Students with Disabilities

Students with disabilities who believe that they need accommodations in this class are encouraged to contact the Disability Services Office (DSO) as soon as possible to ensure that such accommodations can be implemented in a timely fashion. The DSO is located in Daniels Hall. The Professor must receive requests for accommodations at least one week prior to an exam.

Academic Honesty

Students are strongly encouraged to work together, help each other, reinforce each others’ knowledge, and consult experts and resources outside the course on all topics. Like most professional environments in your future, success depends upon how well you do when you have access to a full array of resources, not how much you remember by rote.

In the course, you may help each other, but you may not copy each other’s work.

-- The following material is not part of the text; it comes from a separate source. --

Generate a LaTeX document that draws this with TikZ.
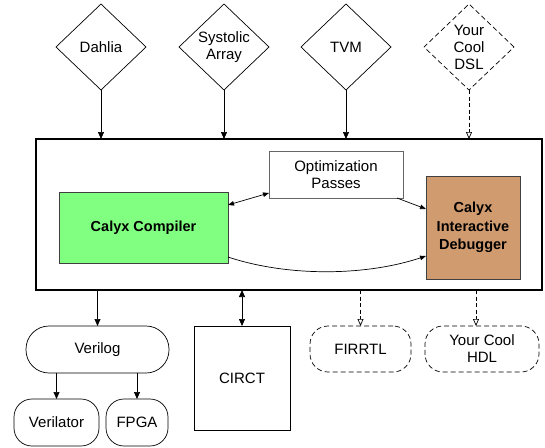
\documentclass[tikz,border=0pt]{standalone}
\usepackage{fontspec}
\setmainfont{Liberation Sans}
\usetikzlibrary{shapes.geometric,arrows.meta}
\definecolor{cgreen}{HTML}{80FF80}
\definecolor{cbrown}{HTML}{D09B6E}
\begin{document}
\begin{tikzpicture}[x=1pt,y=-1pt,
  font=\fontsize{15}{17}\selectfont,
  dia/.style={draw, diamond, inner sep=0pt, outer sep=0pt, minimum width=90pt, minimum height=86pt, align=center, line width=0.7pt},
  dashdia/.style={dia, dash pattern=on 5pt off 3pt},
  boxx/.style={draw, rectangle, inner sep=0pt, outer sep=0pt, align=center, line width=0.7pt},
  term/.style={boxx, rounded corners=18pt},
  dterm/.style={term, dash pattern=on 5pt off 3pt},
  arr/.style={-{Triangle[length=7pt,width=6pt]}, line width=0.7pt},
  barr/.style={{Triangle[length=7pt,width=6pt]}-{Triangle[length=7pt,width=6pt]}, line width=0.7pt},
  darr/.style={dash pattern=on 4pt off 2.5pt, -{Triangle[open,length=7pt,width=6pt]}, line width=0.7pt},
  sarr/.style={{Triangle[length=6pt,width=4.5pt]}-{Triangle[length=6pt,width=4.5pt]}, line width=0.7pt},
  sarr1/.style={-{Triangle[length=6pt,width=4.5pt]}, line width=0.7pt}
]
\useasboundingbox (0,0) rectangle (545,447);

% top diamonds
\node[dia] (dahlia) at (101,47) {Dahlia};
\node[dia] (systolic) at (224,47) {Systolic\\Array};
\node[dia] (tvm) at (346,47) {TVM};
\node[dashdia] (dsl) at (469,47) {Your\\Cool\\DSL};

% main box
\node[boxx, line width=1.8pt, minimum width=506pt, minimum height=151pt] (main) at (289,214.5) {};

% inner boxes
\node[boxx, draw=black!60, minimum width=134pt, minimum height=47pt] (opt) at (336,174.5) {Optimization\\Passes};
\node[boxx, fill=cgreen, draw=black!75, minimum width=169pt, minimum height=71pt, font=\bfseries\fontsize{14.5}{18.5}\selectfont] (compiler) at (143.5,227.5) {Calyx Compiler};
\node[boxx, fill=cbrown, draw=black!75, minimum width=94pt, minimum height=103pt, font=\bfseries\fontsize{14.5}{18.5}\selectfont] (debugger) at (473,227.5) {Calyx\\Interactive\\Debugger};

% bottom nodes
\node[boxx, rounded corners=23pt, minimum width=143pt, minimum height=47pt] (verilog) at (97.5,349.5) {Verilog};
\node[term, minimum width=85pt, minimum height=47pt] (verilator) at (56.5,422.5) {Verilator};
\node[term, minimum width=62pt, minimum height=47pt] (fpga) at (137,422.5) {FPGA};
\node[boxx, minimum width=96pt, minimum height=104pt] (circt) at (242,378) {CIRCT};
\node[dterm, minimum width=101pt, minimum height=46pt] (firrtl) at (360.5,349) {FIRRTL};
\node[dterm, minimum width=114pt, minimum height=46pt] (hdl) at (482,349) {Your Cool\\HDL};

% top arrows
\draw[arr] (dahlia.south) -- (dahlia.south |- main.north);
\draw[arr] (systolic.south) -- (systolic.south |- main.north);
\draw[arr] (tvm.south) -- (tvm.south |- main.north);
\draw[darr] (dsl.south) -- (dsl.south |- main.north);

% inner arrows
\draw[sarr] ([yshift=-13pt]compiler.north east) -- ([yshift=5pt]opt.south west);
\draw[sarr1] ([xshift=-6pt]opt.south east) -- ([yshift=-33pt]debugger.north west);
\draw[sarr1] ([yshift=6pt]compiler.south east) .. controls +(60,20) and +(-60,20) .. ([yshift=23pt]debugger.south west);

% bottom arrows
\draw[arr] (main.south -| verilog.north) -- (verilog.north);
\draw[arr] (verilator.north |- verilog.south) -- (verilator.north);
\draw[arr] (fpga.north |- verilog.south) -- (fpga.north);
\draw[barr] (main.south -| circt.north) -- (circt.north);
\draw[darr] (main.south -| firrtl.north) -- (firrtl.north);
\coordinate (hx) at (476,0);
\draw[darr] (main.south -| hx) -- (hdl.north -| hx);
\end{tikzpicture}
\end{document}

Once you and your classmates have worked out a solution to a problem, you must write it up in your own words or code it in your own coding style. Some assignments may be team assignments. For these, it is expected that all team members participate with roughly equal levels of effort. When you put your name on a team submission of an assignment, not only are you testifying that you have fully participated in that assignment, but also your teammates are also testifying that you have fully participated.

For all assignments, the WPI Academic Honesty Policy applies:–


Late Policy and Grace Period

Late laboratory projects will be penalized 20% of the full value of the project for each day late up to three days.

There are two grace days for this course, with a limit of one per lab project. One grace day will be applied automatically to a late project in lieu of the 20% penalty.

No extra credit or makeup programming assignments will be given. If you have special circumstances, contact the Professor at least 24 hours before the assignment is due.

If submitted programming assignment fails to compile, the graders will make a good faith effort to contact the student. The student may fix and resubmit the assignment for a 20% penalty (no grace day). If it is not fixed, the assignment will be graded as zero.